Despite his well-documented personality flaws, I have been quite partial to Oliver Stone films since I was a pre-teen. I found The Doors (1991) to be absolutely thrilling to watch, there’s so much exciting partying in that movie and frenetic artistic and self-destructive energy, I thought (whenever I watched it, which was A LOT): “I want to be like Jim Morrison when I grow up!” That’s sort of a joke, but truly, I thought his character was very well-developed, and the occasional ‘trippy’ camera work wasn’t overdone and it was just an engrossing, thrilling film.
As a side note, I was too young to see any of the movies that I’m writing about, but that’s beside the point. In my underdeveloped way, I was able to appreciate them.

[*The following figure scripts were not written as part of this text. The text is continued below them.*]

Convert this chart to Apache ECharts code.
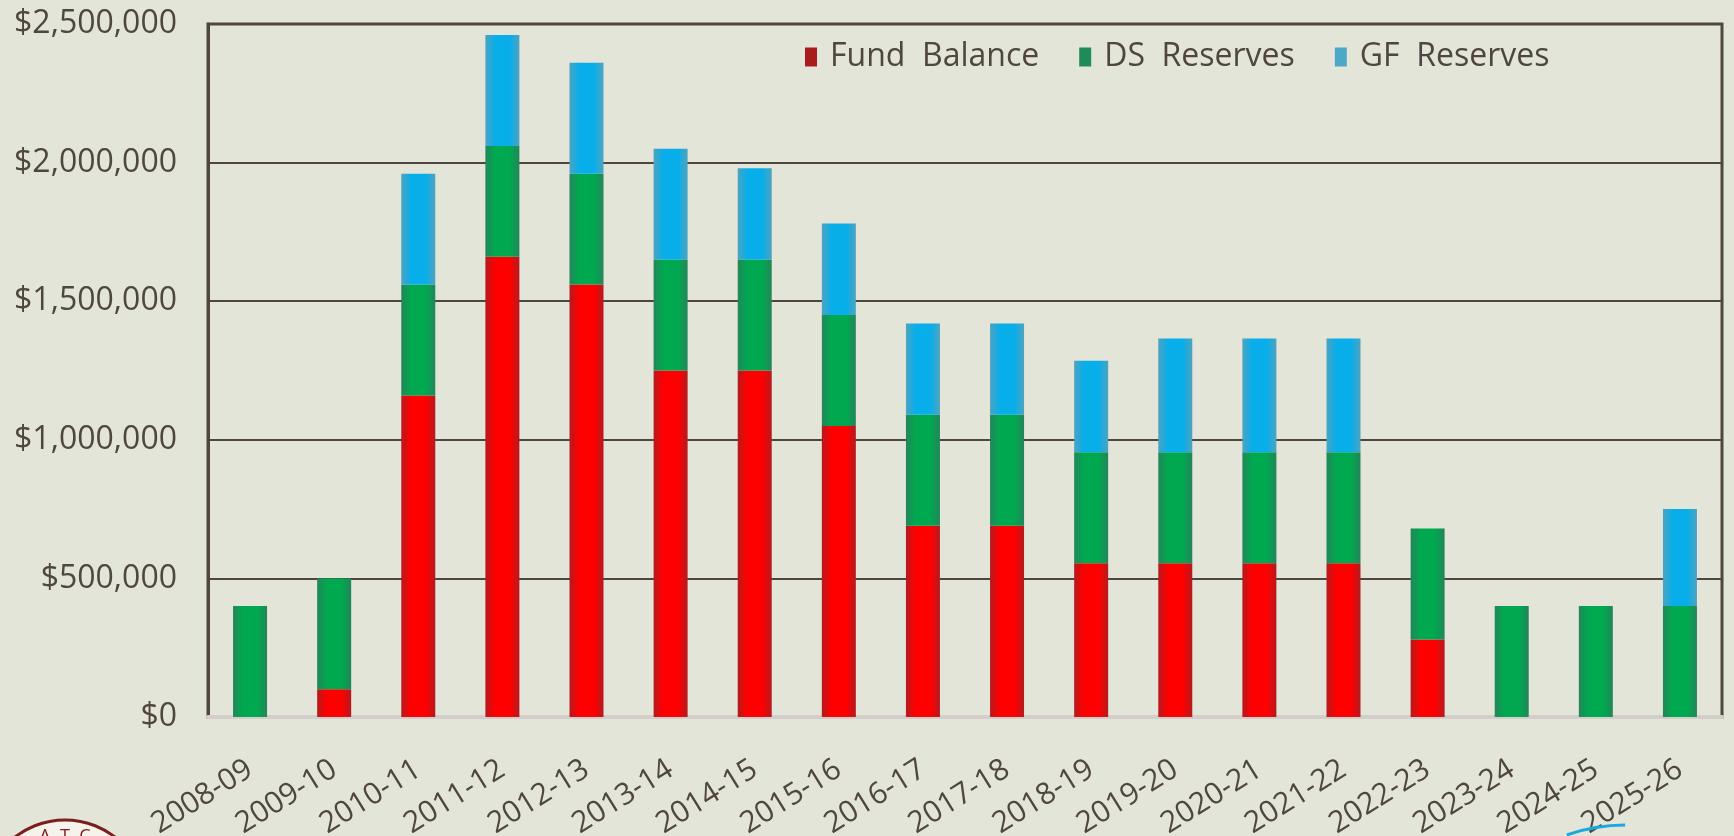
<!DOCTYPE html>
<html>
<head>
<meta charset="utf-8">
<script src="https://cdn.jsdelivr.net/npm/echarts@6/dist/echarts.min.js"></script>
<style>
html,body{margin:0;padding:0;background:#E3E5D9;}
#chart{width:1734px;height:836px;}
</style>
</head>
<body>
<div id="chart"></div>
<script>
const categories = ['2008-09','2009-10','2010-11','2011-12','2012-13','2013-14','2014-15','2015-16','2016-17','2017-18','2018-19','2019-20','2020-21','2021-22','2022-23','2023-24','2024-25','2025-26'];
const fundBalance = [0,100000,1160000,1660000,1560000,1250000,1250000,1050000,690000,690000,555000,555000,555000,555000,280000,0,0,0];
const dsReserves  = [400000,400000,400000,400000,400000,400000,400000,400000,400000,400000,400000,400000,400000,400000,400000,400000,400000,400000];
const gfReserves  = [0,0,400000,400000,400000,400000,330000,330000,330000,330000,330000,410000,410000,410000,0,0,0,350000];
const yTicks = [0,500000,1000000,1500000,2000000,2500000];

const txt = '#4F4642';
const font = 'Open Sans';

function grad(edge, center){
  return new echarts.graphic.LinearGradient(0,0,1,0,[
    {offset:0,color:edge},{offset:0.28,color:center},{offset:0.72,color:center},{offset:1,color:edge}
  ]);
}

const chart = echarts.init(document.getElementById('chart'), null, {renderer:'canvas'});
chart.setOption({
  backgroundColor:'#E3E5D9',
  animation:false,
  grid:{left:208,right:12,top:24,bottom:119,containLabel:false,outerBoundsMode:'none',
        show:true,borderColor:txt,borderWidth:3,backgroundColor:'transparent'},
  legend:{
    top:36,left:800,itemWidth:12,itemHeight:19,itemGap:40,icon:'rect',
    textStyle:{fontFamily:font,fontSize:32,color:txt,padding:[0,0,0,8]},
    formatter:n=>n.replace(' ','  '),
    data:[
      {name:'Fund Balance',itemStyle:{color:'#A81C1E'}},
      {name:'DS Reserves',itemStyle:{color:'#1F8B59'}},
      {name:'GF Reserves',itemStyle:{color:'#4BA8C6'}}
    ]
  },
  xAxis:{
    type:'category',data:categories,
    axisLine:{show:true,lineStyle:{color:'#D3CECA',width:4}},
    axisTick:{show:false},
    axisLabel:{rotate:32,margin:50,fontFamily:font,fontSize:30,color:txt,interval:0,hideOverlap:false}
  },
  yAxis:{
    type:'value',min:0,max:2500000,interval:500000,
    axisLine:{show:true,lineStyle:{color:txt,width:3}},
    axisTick:{show:false},
    splitLine:{show:true,lineStyle:{color:txt,width:2}},
    axisLabel:{margin:31,fontFamily:font,fontSize:32,color:txt,
      formatter:v=>yTicks.includes(v)?'$'+v.toLocaleString('en-US'):''}
  },
  series:[
    {name:'Fund Balance',type:'bar',stack:'t',barWidth:34,data:fundBalance,
     itemStyle:{color:grad('#B51A1E','#FF0000')}},
    {name:'DS Reserves',type:'bar',stack:'t',barWidth:34,data:dsReserves,
     itemStyle:{color:grad('#23865A','#00A84F')}},
    {name:'GF Reserves',type:'bar',stack:'t',barWidth:34,data:gfReserves,
     itemStyle:{color:grad('#4EA3C0','#08AEEA')}}
  ],
  graphic:[
    {type:'circle',shape:{cx:65,cy:902,r:82},style:{fill:'#F6F3EC',stroke:'#7B1E1E',lineWidth:3},z:100},
    {type:'text',x:65,y:828,style:{text:'A  T  C',fontSize:18,fill:'#7B1E1E',textAlign:'center',fontFamily:font},z:101},
    {type:'arc',shape:{cx:1625,cy:1000,r:175,startAngle:-1.91,endAngle:-1.57,clockwise:true},
     style:{stroke:'#1AA8E0',lineWidth:3,fill:null},z:100}
  ]
});
</script>
</body>
</html>
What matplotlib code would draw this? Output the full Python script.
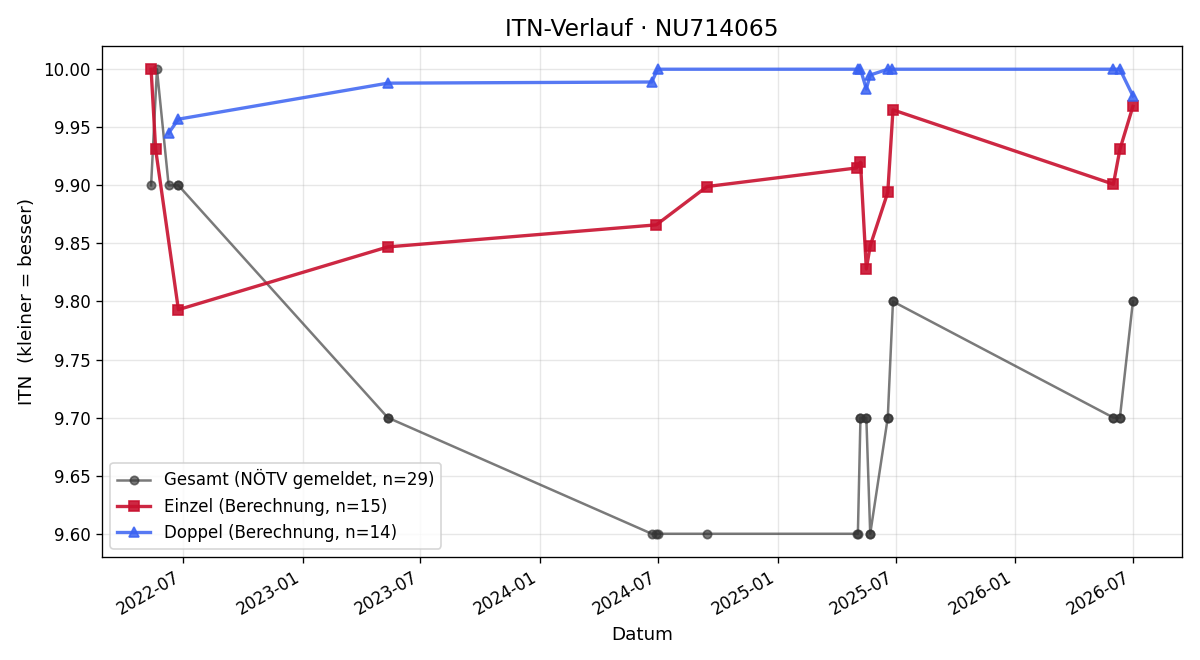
import matplotlib
matplotlib.use("Agg")
import matplotlib.pyplot as plt
import matplotlib.dates as mdates
import pandas as pd

gesamt_dates = ["2022-05-13", "2022-05-22", "2022-06-09", "2022-06-24", "2022-06-24",
                "2023-05-12", "2023-05-12", "2024-06-21", "2024-06-28", "2024-06-30",
                "2024-09-14", "2025-05-02", "2025-05-04", "2025-05-08", "2025-05-08",
                "2025-05-17", "2025-05-17", "2025-05-23", "2025-05-23", "2025-06-19",
                "2025-06-19", "2025-06-27", "2025-06-27", "2026-06-01", "2026-06-01",
                "2026-06-11", "2026-06-11", "2026-07-01", "2026-07-01"]
gesamt_vals = [9.90, 10.00, 9.90, 9.90, 9.90,
               9.70, 9.70, 9.60, 9.60, 9.60,
               9.60, 9.60, 9.60, 9.70, 9.70,
               9.70, 9.70, 9.60, 9.60, 9.70,
               9.70, 9.80, 9.80, 9.70, 9.70,
               9.70, 9.70, 9.80, 9.80]

einzel_dates = ["2022-05-13", "2022-05-20", "2022-06-24", "2023-05-12", "2024-06-28",
                "2024-09-14", "2025-05-02", "2025-05-08", "2025-05-17", "2025-05-23",
                "2025-06-19", "2025-06-27", "2026-06-01", "2026-06-11", "2026-07-01"]
einzel_vals = [10.000, 9.931, 9.793, 9.847, 9.866,
               9.899, 9.915, 9.920, 9.828, 9.848,
               9.894, 9.965, 9.901, 9.931, 9.968]

doppel_dates = ["2022-06-09", "2022-06-24", "2023-05-12", "2024-06-21", "2024-06-30",
                "2025-05-04", "2025-05-08", "2025-05-17", "2025-05-23", "2025-06-19",
                "2025-06-26", "2026-06-01", "2026-06-11", "2026-07-01"]
doppel_vals = [9.945, 9.957, 9.988, 9.989, 10.000,
               10.000, 10.000, 9.983, 9.995, 10.000,
               10.000, 10.000, 10.000, 9.977]

fig, ax = plt.subplots(figsize=(10, 5.5), dpi=120)

ax.plot(pd.to_datetime(gesamt_dates), gesamt_vals, marker="o", color="#333333", alpha=0.65,
        linewidth=1.5, markersize=5, label=f"Gesamt (NÖTV gemeldet, n={len(gesamt_vals)})")
ax.plot(pd.to_datetime(einzel_dates), einzel_vals, marker="s", color="#c8102e", alpha=0.9,
        linewidth=2, markersize=6, label=f"Einzel (Berechnung, n={len(einzel_vals)})")
ax.plot(pd.to_datetime(doppel_dates), doppel_vals, marker="^", color="#3a62f2", alpha=0.85,
        linewidth=2, markersize=6, label=f"Doppel (Berechnung, n={len(doppel_vals)})")

ax.set_title("ITN-Verlauf · NU714065", fontsize=14)
ax.set_xlabel("Datum", fontsize=11)
ax.set_ylabel("ITN  (kleiner = besser)", fontsize=11)
ax.grid(True, alpha=0.3)
ax.xaxis.set_major_locator(mdates.MonthLocator(bymonth=[1, 7]))
ax.xaxis.set_major_formatter(mdates.DateFormatter("%Y-%m"))
ax.yaxis.set_major_formatter(matplotlib.ticker.FormatStrFormatter("%.2f"))
ax.legend(loc="lower left", fontsize=10)
fig.autofmt_xdate()
fig.subplots_adjust(left=102/1200, right=1182/1200, top=1-46/660, bottom=1-557/660)
fig.savefig("out.png", dpi=120)
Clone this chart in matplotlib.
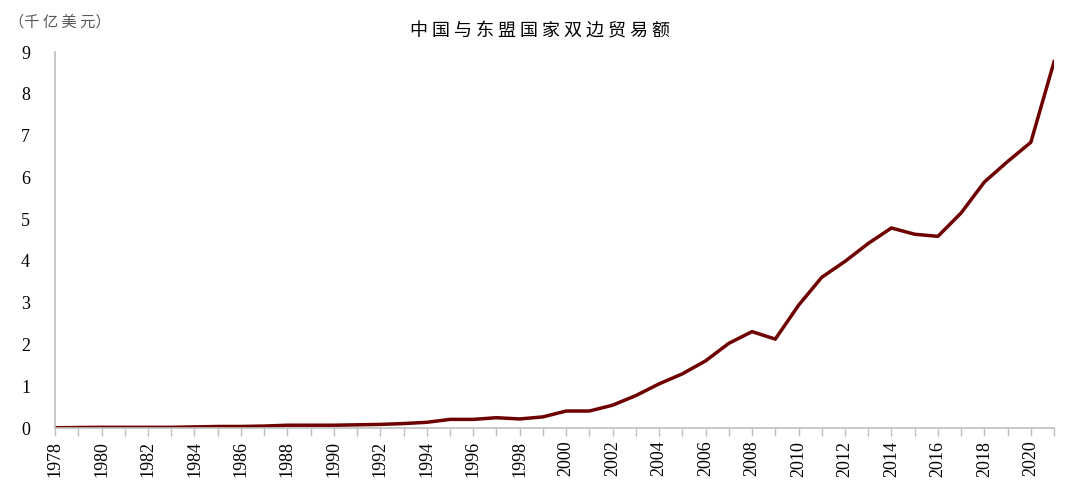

Less fun to watch but also a really engrossing film, where you’ll feel strong, strong empathy for the protagonist, even though he’s been turned into a self-defeating, powerless asshole because of the war, is Born on the Fourth of July, made 2 years earlier. I can’t stand Tom Cruise as the cult-leading, ex-wife controlling closet case that he is, of course, but when people criticize his acting, I have to disagree, because he was amazing in this movie (and Vanilla Sky).
Some Oliver Stone movies were definitely too boring to me, since I was pretty young at the time they were out: Wall Street (1987), JFK (1991), Nixon (1995) – total yawn-fests. I think one of those movies (JFK) is literally 7 hours long, right? And then there were the movies that came out when I was all growed up, World Trade Center and Alexander, but they both looked horrible.
But oh man, Platoon (1986), Talk Radio (1988) and Natural Born Killers (1994), are all terrifying and riveting movies that I would strongly recommend to anyone who has been desensitized to violence and appreciates good dialogue (Talk Radio is actually not that violent, per se – it is very talk-y – I think it’s from a one-man play by Eric Bogosian but it was a little unclear on IMDB, but all the talk has an edge to it so while there’s not much physical violence, it is definitely unsettling to watch). Platoon and Natural Born Killers are two of the grossest non-horror movies I’ve seen.
Then there’s his new(-ish) movie, Savages (2012), and there’s something sort of pointless about this film. It’s about a love triangle of successful pot growers and their girlfriend whose lives all get thrown way off balance and violently ruined when the major Mexican drug cartel wants to force them to become business partners. I like the love triangle part: it’s this hippie girl who comes from money (Blake Lively), being willingly shared by a messed up veteran and a hippie who grow this amazing strain of pot; the three of them live in a semi-utopia for awhile. The tenderness between these 3 feels authentic, and Lively’s character, O., who is the film’s narrator, is surprisingly likable, and her sometimes-eloquence never sounds forced.
The rest of the movies is sort of horseshit though. I don’t know if you go in for violence, like realistic portrayals of people’s brains being blown out when you least expect it etcetra, but even if that’s your bag, I still feel that you won’t care for the parts of this movie where there’s a bunch of well-done and shocking violence, because this part of the film is really weak, plot-wise. Perhaps there really are cartel bosses like the one Selma Hayek plays, but the whole character felt very unreal. And the real bad guy of the movie, Lado, played by Benecio del Toro, it’s like …. He’s evil as can be, but somehow, who cares? It’s just sort of a pointless movie. Spoiler Alert – there is a fake-out ending that I really liked that made me cry real tears and redeemed the movie for me, but then it’s revealed to just be a possible outcome, and not the actual one, and the real true end of the movie left me generally indifferent.